***** Data for the task *****

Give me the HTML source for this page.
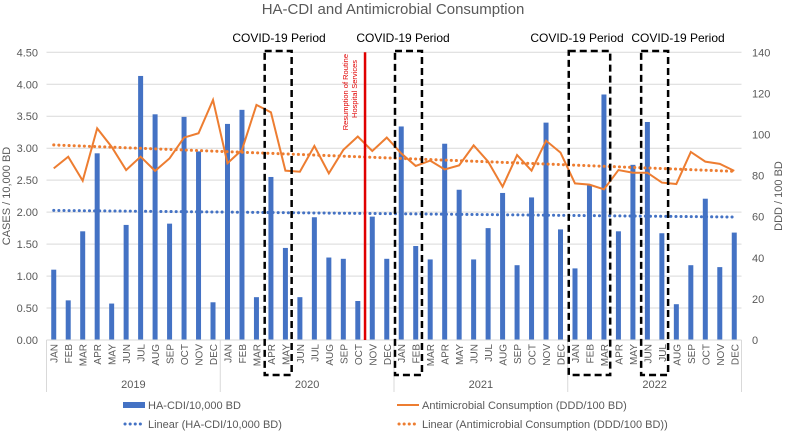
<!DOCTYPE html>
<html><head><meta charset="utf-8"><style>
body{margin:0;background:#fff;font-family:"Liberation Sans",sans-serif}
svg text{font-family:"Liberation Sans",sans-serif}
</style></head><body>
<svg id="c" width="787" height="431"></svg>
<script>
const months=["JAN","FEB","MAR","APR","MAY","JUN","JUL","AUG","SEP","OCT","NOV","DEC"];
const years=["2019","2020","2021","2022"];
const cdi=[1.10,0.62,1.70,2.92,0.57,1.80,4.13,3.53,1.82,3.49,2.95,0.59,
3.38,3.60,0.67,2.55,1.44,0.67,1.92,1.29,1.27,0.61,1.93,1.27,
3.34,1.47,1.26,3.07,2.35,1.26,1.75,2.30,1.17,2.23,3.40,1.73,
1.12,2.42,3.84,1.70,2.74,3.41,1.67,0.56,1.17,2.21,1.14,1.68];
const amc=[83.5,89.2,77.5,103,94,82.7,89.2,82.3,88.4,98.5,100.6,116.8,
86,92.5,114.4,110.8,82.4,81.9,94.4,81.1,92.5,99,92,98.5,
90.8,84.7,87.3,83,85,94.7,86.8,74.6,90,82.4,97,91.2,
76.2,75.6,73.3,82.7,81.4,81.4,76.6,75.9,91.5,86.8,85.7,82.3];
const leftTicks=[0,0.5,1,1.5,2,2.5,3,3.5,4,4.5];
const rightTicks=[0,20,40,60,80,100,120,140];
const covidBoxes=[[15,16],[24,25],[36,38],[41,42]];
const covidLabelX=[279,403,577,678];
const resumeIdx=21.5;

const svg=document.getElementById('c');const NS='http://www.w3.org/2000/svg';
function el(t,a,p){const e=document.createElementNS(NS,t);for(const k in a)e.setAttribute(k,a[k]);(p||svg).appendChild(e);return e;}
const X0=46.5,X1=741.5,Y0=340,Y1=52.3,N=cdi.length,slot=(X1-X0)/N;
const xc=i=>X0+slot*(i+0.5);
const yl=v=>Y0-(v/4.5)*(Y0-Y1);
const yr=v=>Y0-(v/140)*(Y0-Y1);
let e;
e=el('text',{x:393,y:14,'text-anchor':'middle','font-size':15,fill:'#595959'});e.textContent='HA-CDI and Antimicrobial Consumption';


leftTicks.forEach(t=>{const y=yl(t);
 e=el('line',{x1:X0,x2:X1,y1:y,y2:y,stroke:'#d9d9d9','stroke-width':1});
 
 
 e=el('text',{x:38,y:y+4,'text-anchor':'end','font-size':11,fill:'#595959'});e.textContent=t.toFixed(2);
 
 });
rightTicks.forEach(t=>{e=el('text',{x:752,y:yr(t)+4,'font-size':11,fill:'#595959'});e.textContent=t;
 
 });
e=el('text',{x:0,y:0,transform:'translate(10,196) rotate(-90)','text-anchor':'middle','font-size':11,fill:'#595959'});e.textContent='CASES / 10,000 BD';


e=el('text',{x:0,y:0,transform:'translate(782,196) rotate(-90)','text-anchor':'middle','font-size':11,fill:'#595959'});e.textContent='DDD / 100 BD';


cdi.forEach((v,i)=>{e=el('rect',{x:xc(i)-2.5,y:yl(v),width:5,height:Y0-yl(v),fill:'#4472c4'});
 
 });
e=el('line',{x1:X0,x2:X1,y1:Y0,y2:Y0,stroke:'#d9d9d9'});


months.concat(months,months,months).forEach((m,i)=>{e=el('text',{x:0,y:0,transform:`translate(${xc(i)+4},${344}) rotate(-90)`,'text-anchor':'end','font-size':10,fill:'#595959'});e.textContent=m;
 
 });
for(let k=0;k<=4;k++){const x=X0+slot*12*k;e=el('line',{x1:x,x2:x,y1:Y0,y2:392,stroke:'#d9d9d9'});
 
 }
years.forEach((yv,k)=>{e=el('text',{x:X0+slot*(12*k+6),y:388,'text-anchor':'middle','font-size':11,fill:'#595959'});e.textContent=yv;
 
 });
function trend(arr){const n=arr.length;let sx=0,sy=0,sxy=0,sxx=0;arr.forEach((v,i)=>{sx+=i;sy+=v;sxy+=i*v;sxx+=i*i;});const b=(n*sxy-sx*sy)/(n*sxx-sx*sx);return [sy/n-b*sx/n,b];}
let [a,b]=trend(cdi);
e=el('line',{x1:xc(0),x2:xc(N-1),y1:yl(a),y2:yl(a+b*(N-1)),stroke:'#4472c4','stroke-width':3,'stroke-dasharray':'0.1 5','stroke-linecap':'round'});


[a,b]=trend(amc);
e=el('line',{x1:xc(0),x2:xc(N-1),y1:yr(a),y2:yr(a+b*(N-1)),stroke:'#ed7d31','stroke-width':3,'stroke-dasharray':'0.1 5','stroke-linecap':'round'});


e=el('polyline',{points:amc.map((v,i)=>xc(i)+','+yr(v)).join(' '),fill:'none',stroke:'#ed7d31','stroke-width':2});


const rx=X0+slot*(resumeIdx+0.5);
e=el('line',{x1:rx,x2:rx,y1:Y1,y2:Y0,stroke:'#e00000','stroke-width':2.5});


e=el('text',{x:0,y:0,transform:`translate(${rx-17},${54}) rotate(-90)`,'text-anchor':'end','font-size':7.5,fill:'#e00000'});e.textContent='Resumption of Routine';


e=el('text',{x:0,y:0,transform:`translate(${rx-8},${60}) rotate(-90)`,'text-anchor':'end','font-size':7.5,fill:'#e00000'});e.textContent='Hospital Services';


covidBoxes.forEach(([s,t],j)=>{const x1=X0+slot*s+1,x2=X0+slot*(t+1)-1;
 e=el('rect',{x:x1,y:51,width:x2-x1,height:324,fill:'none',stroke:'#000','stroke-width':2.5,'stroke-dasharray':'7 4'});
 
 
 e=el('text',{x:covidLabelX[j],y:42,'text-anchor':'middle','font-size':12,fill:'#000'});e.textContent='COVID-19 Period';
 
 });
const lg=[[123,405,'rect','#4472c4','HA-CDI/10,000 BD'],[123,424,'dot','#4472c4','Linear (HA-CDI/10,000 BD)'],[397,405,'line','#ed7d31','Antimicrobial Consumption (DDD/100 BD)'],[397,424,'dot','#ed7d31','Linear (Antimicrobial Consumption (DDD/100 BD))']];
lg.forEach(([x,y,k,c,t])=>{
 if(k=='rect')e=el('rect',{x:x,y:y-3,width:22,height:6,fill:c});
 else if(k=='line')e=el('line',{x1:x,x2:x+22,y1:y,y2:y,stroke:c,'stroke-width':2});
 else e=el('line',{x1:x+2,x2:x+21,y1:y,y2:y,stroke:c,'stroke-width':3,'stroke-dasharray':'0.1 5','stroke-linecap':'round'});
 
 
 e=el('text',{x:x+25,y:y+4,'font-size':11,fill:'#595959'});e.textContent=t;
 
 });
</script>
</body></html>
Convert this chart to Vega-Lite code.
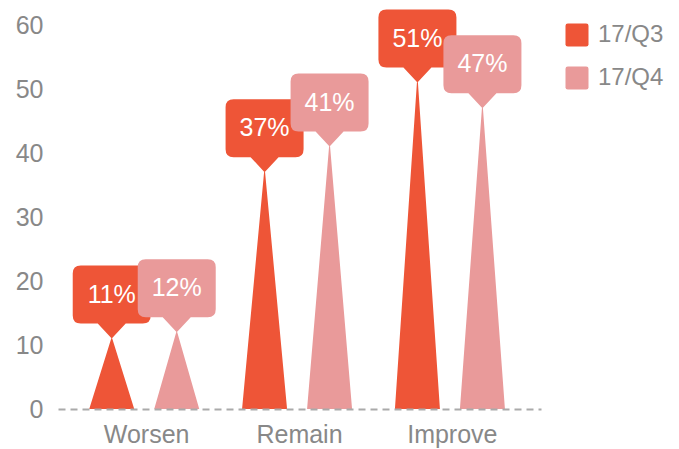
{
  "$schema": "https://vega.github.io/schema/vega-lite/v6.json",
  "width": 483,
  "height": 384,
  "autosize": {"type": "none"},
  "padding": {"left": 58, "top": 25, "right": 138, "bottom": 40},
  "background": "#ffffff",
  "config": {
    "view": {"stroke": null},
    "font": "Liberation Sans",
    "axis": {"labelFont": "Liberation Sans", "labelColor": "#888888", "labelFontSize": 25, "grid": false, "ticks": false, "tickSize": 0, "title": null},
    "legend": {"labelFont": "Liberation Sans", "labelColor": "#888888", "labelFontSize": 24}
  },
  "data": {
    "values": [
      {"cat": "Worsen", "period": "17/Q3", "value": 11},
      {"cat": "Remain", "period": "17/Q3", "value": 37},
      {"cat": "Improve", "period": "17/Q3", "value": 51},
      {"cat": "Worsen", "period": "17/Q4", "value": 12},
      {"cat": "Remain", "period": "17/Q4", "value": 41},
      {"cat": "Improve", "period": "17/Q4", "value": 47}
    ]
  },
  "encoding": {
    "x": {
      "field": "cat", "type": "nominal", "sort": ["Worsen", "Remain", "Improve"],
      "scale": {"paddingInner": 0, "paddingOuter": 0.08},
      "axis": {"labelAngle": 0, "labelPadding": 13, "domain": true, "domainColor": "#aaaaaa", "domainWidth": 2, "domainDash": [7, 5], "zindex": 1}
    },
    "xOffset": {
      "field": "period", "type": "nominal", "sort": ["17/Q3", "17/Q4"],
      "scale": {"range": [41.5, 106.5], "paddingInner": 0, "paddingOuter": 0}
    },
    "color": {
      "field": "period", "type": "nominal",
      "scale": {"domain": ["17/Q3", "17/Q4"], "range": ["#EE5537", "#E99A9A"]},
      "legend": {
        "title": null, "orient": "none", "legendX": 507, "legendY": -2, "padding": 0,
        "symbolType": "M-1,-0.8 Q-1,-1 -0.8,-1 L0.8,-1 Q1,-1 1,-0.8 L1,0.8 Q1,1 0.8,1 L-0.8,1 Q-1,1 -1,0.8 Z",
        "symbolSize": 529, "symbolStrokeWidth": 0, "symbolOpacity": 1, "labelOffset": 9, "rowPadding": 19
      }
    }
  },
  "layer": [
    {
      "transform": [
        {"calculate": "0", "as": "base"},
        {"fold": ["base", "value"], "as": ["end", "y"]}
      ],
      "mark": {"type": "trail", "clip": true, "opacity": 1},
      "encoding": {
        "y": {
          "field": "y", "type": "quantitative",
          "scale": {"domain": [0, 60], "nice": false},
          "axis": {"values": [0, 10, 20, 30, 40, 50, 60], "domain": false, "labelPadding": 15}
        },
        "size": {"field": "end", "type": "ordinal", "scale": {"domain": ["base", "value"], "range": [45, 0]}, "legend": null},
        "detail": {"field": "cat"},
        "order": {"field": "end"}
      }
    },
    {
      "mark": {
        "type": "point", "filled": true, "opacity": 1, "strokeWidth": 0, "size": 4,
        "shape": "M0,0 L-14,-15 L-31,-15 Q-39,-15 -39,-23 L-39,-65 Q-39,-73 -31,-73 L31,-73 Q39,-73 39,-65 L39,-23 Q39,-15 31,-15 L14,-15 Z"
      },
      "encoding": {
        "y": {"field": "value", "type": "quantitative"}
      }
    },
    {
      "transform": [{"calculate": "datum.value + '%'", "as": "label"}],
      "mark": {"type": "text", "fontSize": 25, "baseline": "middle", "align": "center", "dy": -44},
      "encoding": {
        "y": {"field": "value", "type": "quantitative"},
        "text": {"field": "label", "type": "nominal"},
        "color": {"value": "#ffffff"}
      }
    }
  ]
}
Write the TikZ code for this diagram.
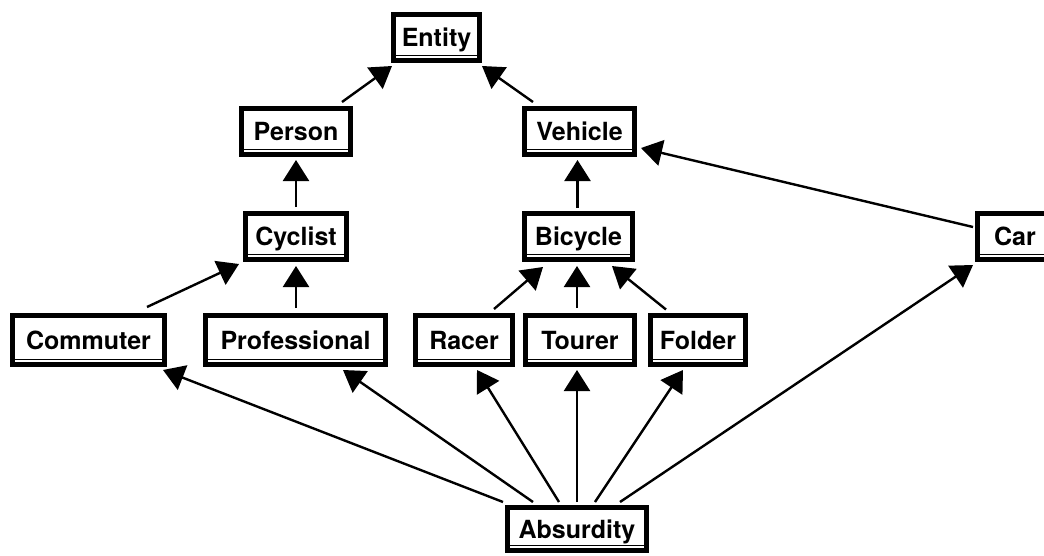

*****

▸ Problem to solve
Copy each line above where the string "code" occurs.

▸ Final result
Convert this chart to Vega-Lite code.
Write the TikZ code for this diagram.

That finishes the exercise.